5. What else can you tell me about Charles Comer?

He was, in just about every way, a unique character. On the surface, he was about as unlikely a publicist as you could imagine for Rasta musicians. He was wise enough not to make the slightest attempt to meet them on their turf - and he made it clear, from the moment he took them on as clients, that they'd do things his way or it was no deal. Even Peter Tosh, a proud man who took no nonsense from anyone, was intimidated by him.

I vividly recall one incident, backstage between two shows at a big nightspot in Boston, when a reporter approached Peter and asked if he could spare him a few minutes. "You'll have to speak to Charlie Comer first," replied Peter. "I don't talk to any press without his okay." A year or so later, I was on the road with Peter and the band in Canada, and Charles had organized an early-morning interview for Tosh with the CBC. I was given the job of driving the two of them to the CBC studios in Toronto, and we had to be there at the unearthly hour - for a musician - of 9:30 in the morning. We knocked on Peter's hotel room door around nine, and it was opened by a half-dressed, half-awake Tosh with the first (at least I think it was the first) spliff of the day in his hand and barely lit. Charles was furious. "Put that spliff out, Peter Tosh," he commanded. "And get yourself dressed. We have to be at the CBC in less than half an hour." I waited for Peter to explode. He didn't. "Yes Charlie, I'll be right with you," he said, putting out the spliff - after a couple of semi-defiant tokes - and jumping into his clothes in double time.

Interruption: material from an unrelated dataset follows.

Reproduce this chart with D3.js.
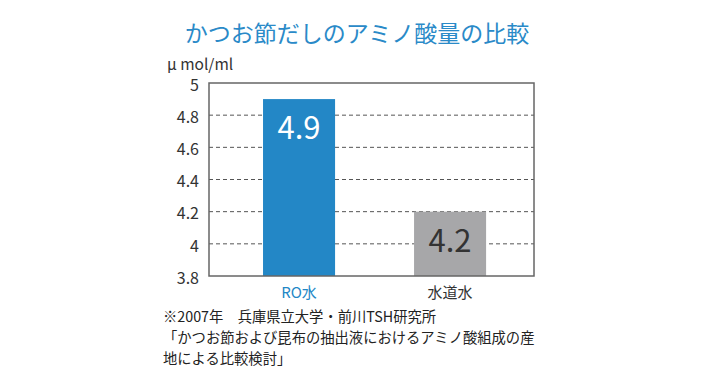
<!DOCTYPE html>
<html lang="ja">
<head>
  <meta charset="UTF-8">
  <title>かつお節だしのアミノ酸量の比較</title>
  <script src="https://cdn.jsdelivr.net/npm/d3@7"></script>
  <style>
    body { margin: 0; background: #fff; }
    svg { font-family: "Noto Sans CJK JP", "Noto Sans", sans-serif; }
  </style>
</head>
<body>
<svg width="712" height="377"></svg>
<script>
  // データ
  const categories = ["RO水", "水道水"];
  const values = [4.9, 4.2];
  const yTicks = [3.8, 4, 4.2, 4.4, 4.6, 4.8, 5];
  const barColors = ["#2387c6", "#a7a7a9"];
  const valueColors = ["#ffffff", "#333333"];
  const catColors = ["#2387c6", "#333333"];
  const notes = [
    "※2007年　兵庫県立大学・前川TSH研究所",
    "「かつお節および昆布の抽出液におけるアミノ酸組成の産",
    "地による比較検討」"
  ];

  const margin = { top: 83, left: 209, right: 534, bottom: 276 };
  const svg = d3.select("svg");

  const y = d3.scaleLinear().domain([3.8, 5]).range([margin.bottom, margin.top]);
  const x = d3.scaleBand().domain(categories)
    .range([margin.left, margin.right])
    .paddingInner(0.523).paddingOuter(0.3375).align(0.53);

  // タイトル
  svg.append("text")
    .attr("x", 357).attr("y", 42)
    .attr("text-anchor", "middle")
    .attr("font-size", 23)
    .attr("fill", "#2a8ac8")
    .text("かつお節だしのアミノ酸量の比較");

  // 単位
  svg.append("text")
    .attr("x", 167).attr("y", 70)
    .attr("font-size", 15.5).attr("fill", "#333")
    .text("μ mol/ml");

  // グリッド線
  svg.append("g").selectAll("line")
    .data(yTicks.filter(d => d > 3.8 && d < 5))
    .join("line")
    .attr("x1", margin.left).attr("x2", margin.right)
    .attr("y1", d => y(d)).attr("y2", d => y(d))
    .attr("stroke", "#555").attr("stroke-width", 1)
    .attr("stroke-dasharray", "4,3");

  // 棒
  svg.append("g").selectAll("rect")
    .data(values)
    .join("rect")
    .attr("x", (d, i) => x(categories[i]))
    .attr("width", x.bandwidth())
    .attr("y", d => y(d))
    .attr("height", d => y(3.8) - y(d))
    .attr("fill", (d, i) => barColors[i]);

  // 値ラベル
  svg.append("g").selectAll("text")
    .data(values)
    .join("text")
    .attr("x", (d, i) => x(categories[i]) + x.bandwidth() / 2)
    .attr("y", d => y(d) + 40)
    .attr("text-anchor", "middle")
    .attr("font-size", 31)
    .attr("fill", (d, i) => valueColors[i])
    .text(d => d.toFixed(1));

  // 枠
  svg.append("rect")
    .attr("x", margin.left).attr("y", margin.top)
    .attr("width", margin.right - margin.left)
    .attr("height", margin.bottom - margin.top)
    .attr("fill", "none").attr("stroke", "#666").attr("stroke-width", 1.5);

  // y軸
  const yAxis = d3.axisLeft(y).tickValues(yTicks).tickSize(0).tickPadding(10)
    .tickFormat(d3.format("~g"));
  const gy = svg.append("g")
    .attr("transform", `translate(${margin.left},0)`)
    .call(yAxis);
  gy.select(".domain").remove();
  gy.selectAll("text").attr("font-size", 16).attr("fill", "#333")
    .attr("dy", "0.45em")
    .attr("font-family", "'Noto Sans CJK JP', sans-serif");

  // カテゴリラベル
  svg.append("g").selectAll("text")
    .data(categories)
    .join("text")
    .attr("x", d => x(d) + x.bandwidth() / 2)
    .attr("y", 298)
    .attr("text-anchor", "middle")
    .attr("font-size", 15)
    .attr("fill", (d, i) => catColors[i])
    .text(d => d);

  // 注記
  svg.append("g").selectAll("text")
    .data(notes)
    .join("text")
    .attr("x", 163)
    .attr("y", (d, i) => [322, 343, 364][i])
    .attr("font-size", 14.3)
    .attr("fill", "#222")
    .text(d => d);
</script>
</body>
</html>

The thing with Charles of course, was that, like Bob before him, Peter knew that his career had taken off since Comer became his main PR man. And he knew it wasn't a coincidence. Charles, who had also worked with the Rolling Stones for many years, was instrumental in arranging Mick Jagger's surprise appearance with Peter on Saturday Night Live in December of 1978, where they sang, "You've Gotta Walk and Don't Look Back," the duet they'd recorded and which became the biggest single of Peter's career.

As for Peter himself, I have to say that despite his reputation for having a short fuse I always found him perfectly easy to get along with. This has been the case with just about every reggae performer I’ve encountered since I started to get closely involved with the music all those years ago. I feel privileged to have been welcomed into their world, and, through my efforts in writing about it, to have been able to contribute in a small way to spreading reggae's message.